** start of Material for this task **

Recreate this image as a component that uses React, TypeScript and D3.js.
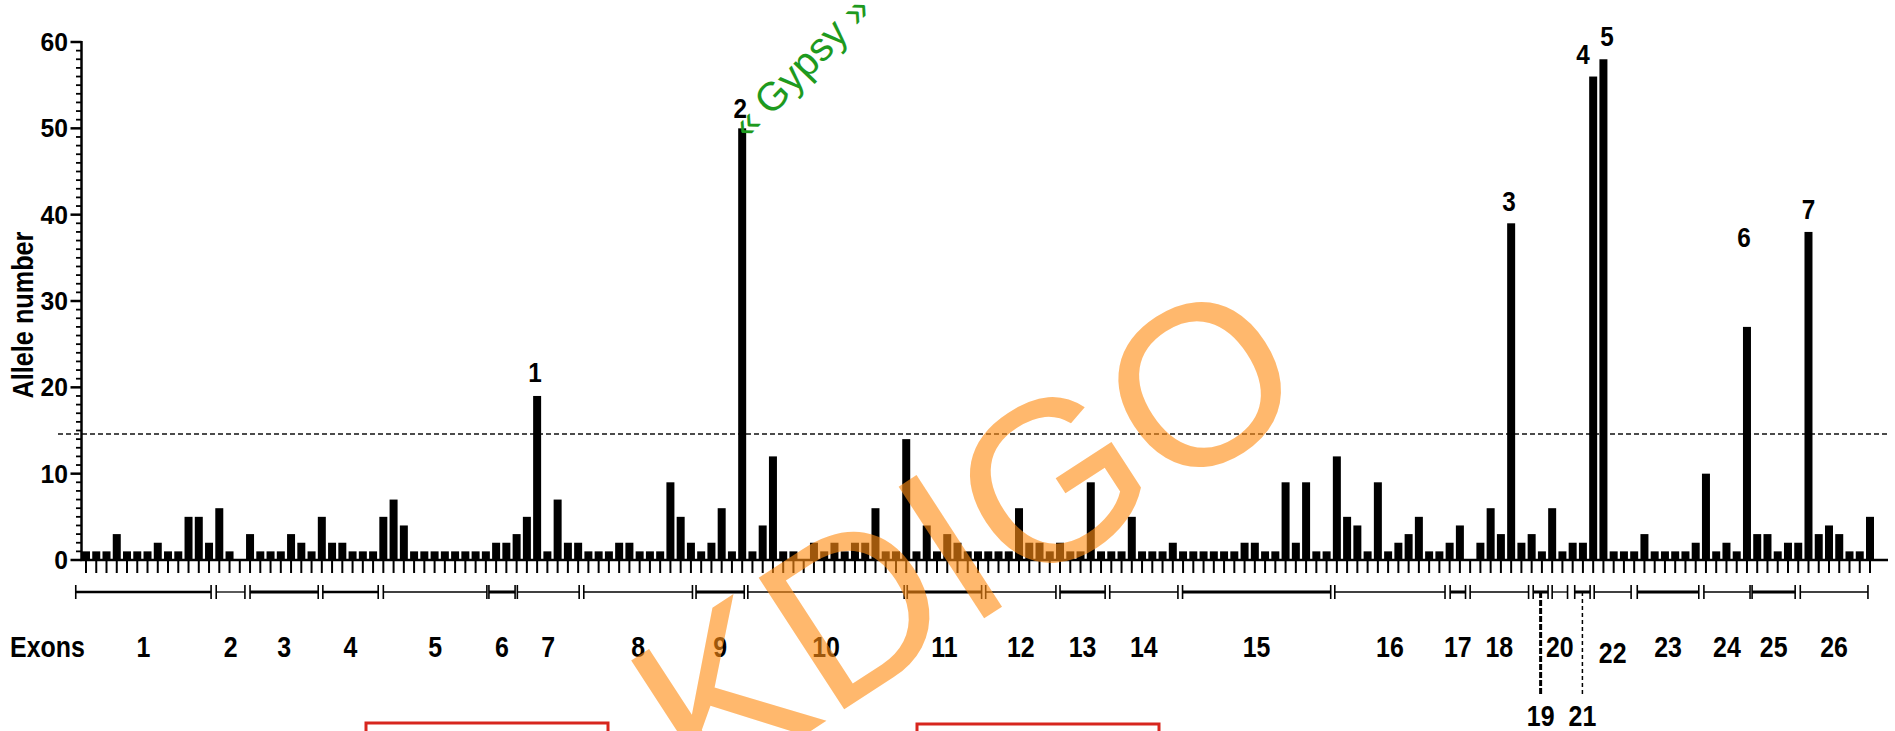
import React from 'react';
import * as d3 from 'd3';

// ---------- data ----------
const alleleCounts: number[] = [
  1, 1, 1, 3, 1, 1, 1, 2, 1, 1, 5, 5, 2, 6, 1, 0, 3, 1, 1, 1, 3, 2, 1, 5, 2, 2, 1, 1,
  1, 5, 7, 4, 1, 1, 1, 1, 1, 1, 1, 1, 2, 2, 3, 5, 19, 1, 7, 2, 2, 1, 1, 1, 2, 2, 1, 1, 1, 9,
  5, 2, 1, 2, 6, 1, 50, 1, 4, 12, 1, 1, 0, 2, 1, 2, 1, 2, 2, 6, 1, 1, 14, 1, 4, 1, 3, 2, 1,
  1, 1, 1, 1, 6, 2, 2, 1, 2, 1, 1, 9, 1, 1, 1, 5, 1, 1, 1, 2, 1, 1, 1, 1, 1, 1, 2, 2, 1,
  1, 9, 2, 9, 1, 1, 12, 5, 4, 1, 9, 1, 2, 3, 5, 1, 1, 2, 4, 0, 2, 6, 3, 39, 2, 3, 1, 6, 1,
  2, 2, 56, 58, 1, 1, 1, 3, 1, 1, 1, 1, 2, 10, 1, 2, 1, 27, 3, 3, 1, 2, 2, 38, 3, 4, 3, 1, 1, 5,
];

const threshold = 14.6;
const yTickValues = [0, 10, 20, 30, 40, 50, 60];

// peak annotations: bar index, label, label height (allele units)
const peakIndex = [44, 64, 139, 147, 148, 162, 168];
const peakLabel = ['1', '2', '3', '4', '5', '6', '7'];
const peakLabelLevel = [21.8, 52.4, 41.6, 58.6, 60.7, 37.4, 40.7];
const peakLabelShift = [-0.2, -0.2, -0.2, -1, 0.35, -0.3, 0];

// exons, positions in bar-index units
const exonNames = ['1','2','3','4','5','6','7','8','9','10','11','12','13','14','15','16','17','18','19','20','21','22','23','24','25','26'];
const exonStart = [-1.0, 12.7, 16.0, 23.1, 29.0, 39.3, 42.07, 48.55, 59.5, 64.55, 80.1, 87.75, 95.0, 99.85, 106.95, 121.8, 133.05, 135.0, 141.15, 143.0, 145.2, 147.1, 151.3, 157.8, 162.5, 167.2];
const exonEnd = [12.2, 15.5, 22.65, 28.5, 39.1, 41.85, 48.1, 59.15, 64.2, 79.8, 87.35, 94.6, 99.4, 106.5, 121.4, 132.55, 134.55, 140.7, 142.6, 144.5, 146.7, 150.7, 157.3, 162.3, 166.7, 173.8];
const exonWeight = [2.5, 1.3, 3, 2.5, 1.3, 3, 1.3, 1.3, 3, 1.3, 3, 1.3, 3, 1.3, 3, 1.3, 3, 1.3, 3, 1.3, 3, 1.3, 3, 1.3, 3, 1.3];
const exonBelow = ['19', '21'];

const W = 1895;
const H = 731;
const SANS = "'Liberation Sans',Arial,Helvetica,sans-serif";

function CText(props: { x: number; y: number; size: number; sx?: number; anchor?: string; rotate?: number; children: React.ReactNode; baseline?: string }) {
  const { x, y, size, sx = 0.86, anchor = 'middle', rotate = 0, children, baseline } = props;
  return (
    <g transform={`translate(${x},${y}) rotate(${rotate}) scale(${sx},1)`}>
      <text x={0} y={0} textAnchor={anchor} dominantBaseline={baseline} fontFamily={SANS} fontWeight="bold" fontSize={size}>{children}</text>
    </g>
  );
}

export default function App() {
  const n = alleleCounts.length;
  const x = d3.scaleBand<number>().domain(d3.range(n)).range([82, 1874]).paddingInner(0.22).paddingOuter(0);
  const bw = x.bandwidth();
  const cx = (i: number) => (x(i) as number) + bw / 2;
  const xi = d3.scaleLinear().domain([0, n - 1]).range([cx(0), cx(n - 1)]);
  const y = d3.scaleLinear().domain([0, 60]).range([560, 42]);
  const y0 = y(0);
  const axisX = 81.5;
  const segY = 592;
  const labelY = 657;

  return (
    <svg width={W} height={H} style={{ position: 'absolute', left: 0, top: 0, background: '#fff' }}>
      <rect x={0} y={0} width={W} height={H} fill="#fff" />
      {/* threshold */}
      <line x1={58} x2={1890} y1={y(threshold)} y2={y(threshold)} stroke="#111" strokeWidth={1.5} strokeDasharray="5,3" />
      {/* bars */}
      {alleleCounts.map((v, i) => (
        v > 0 ? <rect key={i} x={x(i)} y={y(v)} width={bw} height={y0 - y(v)} fill="#000" /> : null
      ))}
      {/* y axis */}
      <line x1={axisX} x2={axisX} y1={y0 + 1} y2={y(60) - 1} stroke="#000" strokeWidth={2.5} />
      {d3.range(0, 61).map((t) => (
        <line key={'m' + t} x1={axisX} x2={t % 10 === 0 ? axisX - 11 : axisX - 5.5} y1={y(t)} y2={y(t)} stroke="#000" strokeWidth={t % 10 === 0 ? 2.5 : 1.8} />
      ))}
      {yTickValues.map((t) => (
        <CText key={'t' + t} x={68} y={y(t) + 9} size={26} sx={0.95} anchor="end">{t}</CText>
      ))}
      <CText x={33} y={(y(0) + y(60)) / 2 + 14} size={29} sx={0.87} rotate={-90}>Allele number</CText>
      {/* x axis */}
      <line x1={axisX - 1} x2={1888} y1={y0} y2={y0} stroke="#000" strokeWidth={2.5} />
      {alleleCounts.map((_, i) => (
        <line key={'xt' + i} x1={cx(i)} x2={cx(i)} y1={y0} y2={y0 + 13} stroke="#000" strokeWidth={2} />
      ))}
      {/* peak labels */}
      {peakIndex.map((idx, k) => (
        <CText key={'p' + k} x={cx(idx) + peakLabelShift[k] * x.step()} y={y(peakLabelLevel[k]) + 10} size={27} sx={0.9}>{peakLabel[k]}</CText>
      ))}
      {/* Gypsy */}
      <text transform={`translate(${cx(64) + 6},141) rotate(-46)`} fontFamily={SANS} fontSize={40} fill="#1e9a1e">« Gypsy »</text>
      {/* exons */}
      <CText x={10} y={labelY} size={29} anchor="start">Exons</CText>
      {exonNames.map((name, k) => {
        const a = xi(exonStart[k]);
        const b = xi(exonEnd[k]);
        const mid = (a + b) / 2;
        const below = exonBelow.includes(name);
        return (
          <g key={'e' + k}>
            <line x1={a} x2={b} y1={segY} y2={segY} stroke="#000" strokeWidth={exonWeight[k]} />
            <line x1={a} x2={a} y1={segY - 7} y2={segY + 7} stroke="#000" strokeWidth={1.6} />
            <line x1={b} x2={b} y1={segY - 7} y2={segY + 7} stroke="#000" strokeWidth={1.6} />
            {below ? (
              <g>
                <line x1={mid} x2={mid} y1={segY} y2={696} stroke="#000" strokeWidth={name === '19' ? 3 : 1.5} strokeDasharray={name === '19' ? '6,2' : '4,3'} />
                <CText x={mid} y={726} size={29}>{name}</CText>
              </g>
            ) : (
              <CText x={mid} y={labelY + (name === '22' ? 6 : 0)} size={29}>{name}</CText>
            )}
          </g>
        );
      })}
      {/* red boxes */}
      <rect x={366} y={723} width={242} height={40} fill="none" stroke="#d7261e" strokeWidth={3} />
      <rect x={917} y={724} width={242} height={40} fill="none" stroke="#d7261e" strokeWidth={3} />
      {/* watermark */}
      <text transform="translate(966,536) rotate(-33)" textAnchor="middle" dominantBaseline="central" fontFamily={SANS} fontSize={228} fill="rgb(255,140,20)" fillOpacity={0.62}>KDIGO</text>
    </svg>
  );
}
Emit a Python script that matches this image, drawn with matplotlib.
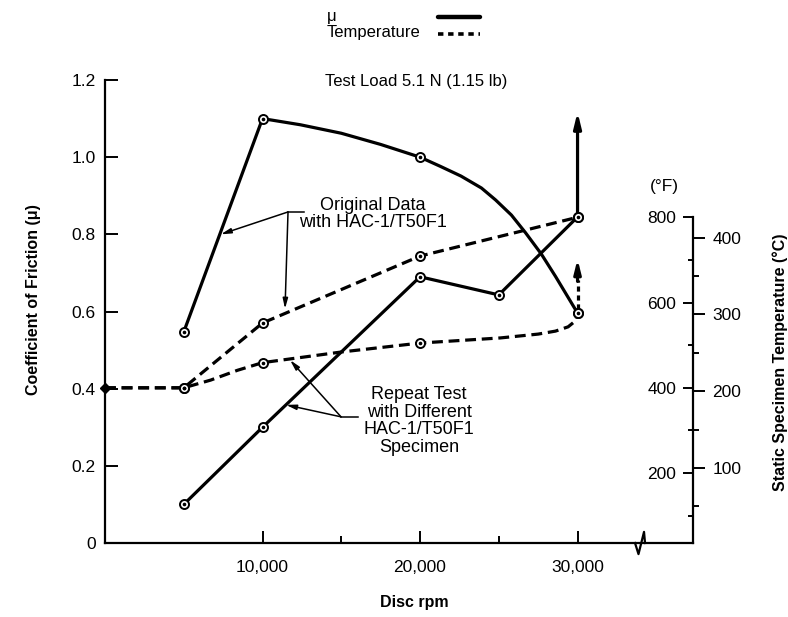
import matplotlib.pyplot as plt
from matplotlib.ticker import FixedLocator

plt.rcParams['font.family'] = ['Liberation Sans', 'DejaVu Sans']

# disc speed readings (rpm)
rpm_points = [5000, 10000, 20000, 30000]
rpm_repeat = [5000, 10000, 20000, 25000, 30000]

# coefficient of friction
mu_original = [0.547, 1.10, 1.0, 0.596]
mu_repeat = [0.10, 0.30, 0.69, 0.643, 0.845]
# path of the original friction curve
mu_original_curve_rpm = [5000, 10000, 12400, 15000, 17500, 20000, 21300, 22600,
                         23900, 24800, 25800, 26700, 27700, 28600, 30000]
mu_original_curve = [0.547, 1.10, 1.084, 1.062, 1.033, 1.0, 0.976, 0.951,
                     0.920, 0.889, 0.850, 0.804, 0.749, 0.691, 0.596]
mu_repeat_arrow_tip = 1.117

# static specimen temperature (deg F)
temp_start_rpm = 0
temp_start = 400
temp_original_rpm = [0, 5000, 10000, 20000, 30000]
temp_original = [400, 400, 552, 709, 800]
temp_repeat_points_rpm = [5000, 10000, 20000, 30000]
temp_repeat_points = [400, 459, 505, 575]
temp_repeat_curve_rpm = [0, 5000, 6700, 8400, 10000, 15000, 20000,
                         25100, 27500, 28600, 29400, 29900, 30000]
temp_repeat_curve = [400, 400, 418, 441, 459, 484, 505,
                     517, 526, 533, 543, 558, 575]
temp_repeat_arrow_tip = 702

mu_ticks = [0, 0.2, 0.4, 0.6, 0.8, 1.0, 1.2]
mu_ticklabels = ['0', '0.2', '0.4', '0.6', '0.8', '1.0', '1.2']
rpm_ticks = [10000, 20000, 30000]
rpm_ticklabels = ['10,000', '20,000', '30,000']
temp_f_ticks = [200, 400, 600, 800]
temp_c_ticks = [100, 200, 300, 400]


def f_to_c(f):
    return (f - 32) / 1.8


def c_to_f(c):
    return c * 1.8 + 32


W, H = 788, 617
fig = plt.figure(figsize=(W / 100, H / 100), dpi=100)
ax = fig.add_axes([105 / W, 74 / H, 588 / W, 463 / H])
ax.set_xlim(0, 37330)
ax.set_ylim(0, 1.2)

ax2 = ax.twinx()
ax2.set_ylim(36, 36 + 905 * 1.2)

lw = 2.3
dash = (0, (3.4, 1.8))
mk = dict(marker='o', ms=6.5, mfc='white', mec='black', mew=1.4, ls='none', zorder=5)
dot = dict(marker='o', ms=1.6, color='black', ls='none', zorder=6)

# friction curves
ax.plot(mu_original_curve_rpm, mu_original_curve, color='black', lw=lw, zorder=3)
ax.plot(rpm_repeat, mu_repeat, color='black', lw=lw, zorder=3)
ax.plot(rpm_points, mu_original, **mk)
ax.plot(rpm_points, mu_original, **dot)
ax.plot(rpm_repeat, mu_repeat, **mk)
ax.plot(rpm_repeat, mu_repeat, **dot)
ax.annotate('', xy=(rpm_repeat[-1], mu_repeat_arrow_tip), xytext=(rpm_repeat[-1], mu_repeat[-1]),
            arrowprops=dict(arrowstyle='-|>,head_length=0.9,head_width=0.22', lw=lw,
                            color='black', shrinkA=0, shrinkB=0),
            annotation_clip=False, zorder=3)

# temperature curves
ax2.plot(temp_original_rpm, temp_original, color='black', lw=lw, ls=dash, zorder=3)
ax2.plot(temp_repeat_curve_rpm, temp_repeat_curve, color='black', lw=lw, ls=dash, zorder=3)
ax2.plot(temp_original_rpm[1:], temp_original[1:], **mk)
ax2.plot(temp_original_rpm[1:], temp_original[1:], **dot)
ax2.plot(temp_repeat_points_rpm, temp_repeat_points, **mk)
ax2.plot(temp_repeat_points_rpm, temp_repeat_points, **dot)
ax2.plot([temp_start_rpm], [temp_start], marker='D', ms=5, color='black',
         ls='none', clip_on=False, zorder=6)
shaft_top = temp_repeat_points[-1] + 0.62 * (temp_repeat_arrow_tip - temp_repeat_points[-1])
ax2.plot([30000, 30000], [temp_repeat_points[-1] + 10, shaft_top],
         color='black', lw=lw, ls=(0, (1.6, 1.2)), zorder=3)
ax2.annotate('', xy=(30000, temp_repeat_arrow_tip), xytext=(30000, shaft_top - 4),
             arrowprops=dict(arrowstyle='-|>,head_length=0.8,head_width=0.2', lw=lw,
                             color='black', shrinkA=0, shrinkB=0), zorder=3)

# axes styling
for a in (ax, ax2):
    a.spines['top'].set_visible(False)
ax.spines['right'].set_visible(False)
ax2.spines['left'].set_visible(False)
ax2.spines['bottom'].set_visible(False)
ax.spines['left'].set_linewidth(1.6)
ax.spines['bottom'].set_linewidth(1.6)
ax2.spines['right'].set_linewidth(1.6)
ax2.spines['right'].set_bounds(36, 800)

ax.set_xticks(rpm_ticks)
ax.set_xticklabels(rpm_ticklabels)
ax.xaxis.set_minor_locator(FixedLocator([15000, 25000]))
ax.set_yticks(mu_ticks)
ax.set_yticklabels(mu_ticklabels)
ax.tick_params(axis='x', which='major', direction='in', length=9, width=1.4,
               pad=12, labelsize=12.5)
ax.tick_params(axis='x', which='minor', direction='in', length=5, width=1.4)
ax.tick_params(axis='y', which='major', direction='in', length=9, width=1.4,
               pad=6.5, labelsize=12.5)

ax2.set_yticks(temp_f_ticks)
ax2.set_yticklabels([str(t) for t in temp_f_ticks])
ax2.yaxis.set_minor_locator(FixedLocator([100, 300, 500, 700]))
ax2.tick_params(axis='y', which='major', direction='in', length=7, width=1.4,
                pad=-12, labelsize=12.5)
ax2.tick_params(axis='y', which='minor', direction='in', length=3.5, width=1.4)
for lab in ax2.get_yticklabels():
    lab.set_horizontalalignment('right')

sec = ax2.secondary_yaxis('right', functions=(f_to_c, c_to_f))
sec.spines['right'].set_visible(False)
sec.set_yticks(temp_c_ticks)
sec.set_yticklabels([str(t) for t in temp_c_ticks])
sec.yaxis.set_minor_locator(FixedLocator([50, 150, 250, 350]))
sec.tick_params(axis='y', which='major', direction='out', length=8.5, width=1.4,
                pad=5.5, labelsize=12.5)
sec.tick_params(axis='y', which='minor', direction='out', length=4, width=1.4)

fig.text(780 / W, 1 - 362 / H, 'Static Specimen Temperature (°C)', fontsize=11.5,
         fontweight='bold', rotation=90, ha='center', va='center')

ax.set_ylabel('Coefficient of Friction (μ)', fontsize=11.5, fontweight='bold')
ax.yaxis.set_label_coords(-0.108, 0.525)
ax.set_xlabel('Disc rpm', fontsize=11.5, fontweight='bold')
ax.xaxis.set_label_coords(0.5255, -0.112)

fig.text(664 / W, 1 - 187 / H, '(°F)', fontsize=12.5, ha='center', va='center')

# axis break on the rpm scale
ax.plot([0.9014, 0.9073, 0.9167, 0.9184], [0.0, -0.024, 0.024, 0.0],
        transform=ax.transAxes, color='black', lw=1.6, clip_on=False)

ax.text(0.53, 0.996, 'Test Load 5.1 N (1.15 lb)', transform=ax.transAxes,
        fontsize=12, ha='center', va='center')

# callouts
arrow_kw = dict(arrowstyle='-|>,head_length=0.6,head_width=0.15', lw=1.1,
                color='black', shrinkA=0, shrinkB=0)
ax.text(17016, 0.853, 'Original Data\nwith HAC-1/T50F1', fontsize=13,
        ha='center', va='center', linespacing=0.95)
ax.plot([11619, 12635], [0.858, 0.858], color='black', lw=1.1)
ax.annotate('', xy=(7350, 0.80), xytext=(11619, 0.858), arrowprops=arrow_kw)
ax.annotate('', xy=(11429, 0.607), xytext=(11619, 0.858), arrowprops=arrow_kw)

ax.text(19937, 0.316, 'Repeat Test\nwith Different\nHAC-1/T50F1\nSpecimen',
        fontsize=13, ha='center', va='center', linespacing=1.05)
ax.plot([14984, 16063], [0.327, 0.327], color='black', lw=1.1)
ax.annotate('', xy=(11492, 0.358), xytext=(14984, 0.327), arrowprops=arrow_kw)
ax.annotate('', xy=(11750, 0.474), xytext=(14984, 0.327), arrowprops=arrow_kw)

# legend, drawn with the label in front of each line sample
fig.text(327 / W, 1 - 16 / H, 'μ', fontsize=12, ha='left', va='center')
fig.text(327 / W, 1 - 33 / H, 'Temperature', fontsize=12, ha='left', va='center')
fig.add_artist(plt.Line2D([438 / W, 480 / W], [1 - 17 / H, 1 - 17 / H],
                          color='black', lw=3.2, solid_capstyle='round'))
fig.add_artist(plt.Line2D([438 / W, 480 / W], [1 - 34 / H, 1 - 34 / H],
                          color='black', lw=2.6, ls=(0, (1.5, 1.3))))

fig.savefig('out.png', dpi=100)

** end of Material for this task **

> **Description of the task**
Exactly restate the lines from the beginning of the data through the line with "const exonBelow = ['19', '21'];", and no others, keeping pictures out.

> **Expected answer**
Recreate this image as a component that uses React, TypeScript and D3.js.
import React from 'react';
import * as d3 from 'd3';

// ---------- data ----------
const alleleCounts: number[] = [
  1, 1, 1, 3, 1, 1, 1, 2, 1, 1, 5, 5, 2, 6, 1, 0, 3, 1, 1, 1, 3, 2, 1, 5, 2, 2, 1, 1,
  1, 5, 7, 4, 1, 1, 1, 1, 1, 1, 1, 1, 2, 2, 3, 5, 19, 1, 7, 2, 2, 1, 1, 1, 2, 2, 1, 1, 1, 9,
  5, 2, 1, 2, 6, 1, 50, 1, 4, 12, 1, 1, 0, 2, 1, 2, 1, 2, 2, 6, 1, 1, 14, 1, 4, 1, 3, 2, 1,
  1, 1, 1, 1, 6, 2, 2, 1, 2, 1, 1, 9, 1, 1, 1, 5, 1, 1, 1, 2, 1, 1, 1, 1, 1, 1, 2, 2, 1,
  1, 9, 2, 9, 1, 1, 12, 5, 4, 1, 9, 1, 2, 3, 5, 1, 1, 2, 4, 0, 2, 6, 3, 39, 2, 3, 1, 6, 1,
  2, 2, 56, 58, 1, 1, 1, 3, 1, 1, 1, 1, 2, 10, 1, 2, 1, 27, 3, 3, 1, 2, 2, 38, 3, 4, 3, 1, 1, 5,
];

const threshold = 14.6;
const yTickValues = [0, 10, 20, 30, 40, 50, 60];

// peak annotations: bar index, label, label height (allele units)
const peakIndex = [44, 64, 139, 147, 148, 162, 168];
const peakLabel = ['1', '2', '3', '4', '5', '6', '7'];
const peakLabelLevel = [21.8, 52.4, 41.6, 58.6, 60.7, 37.4, 40.7];
const peakLabelShift = [-0.2, -0.2, -0.2, -1, 0.35, -0.3, 0];

// exons, positions in bar-index units
const exonNames = ['1','2','3','4','5','6','7','8','9','10','11','12','13','14','15','16','17','18','19','20','21','22','23','24','25','26'];
const exonStart = [-1.0, 12.7, 16.0, 23.1, 29.0, 39.3, 42.07, 48.55, 59.5, 64.55, 80.1, 87.75, 95.0, 99.85, 106.95, 121.8, 133.05, 135.0, 141.15, 143.0, 145.2, 147.1, 151.3, 157.8, 162.5, 167.2];
const exonEnd = [12.2, 15.5, 22.65, 28.5, 39.1, 41.85, 48.1, 59.15, 64.2, 79.8, 87.35, 94.6, 99.4, 106.5, 121.4, 132.55, 134.55, 140.7, 142.6, 144.5, 146.7, 150.7, 157.3, 162.3, 166.7, 173.8];
const exonWeight = [2.5, 1.3, 3, 2.5, 1.3, 3, 1.3, 1.3, 3, 1.3, 3, 1.3, 3, 1.3, 3, 1.3, 3, 1.3, 3, 1.3, 3, 1.3, 3, 1.3, 3, 1.3];
const exonBelow = ['19', '21'];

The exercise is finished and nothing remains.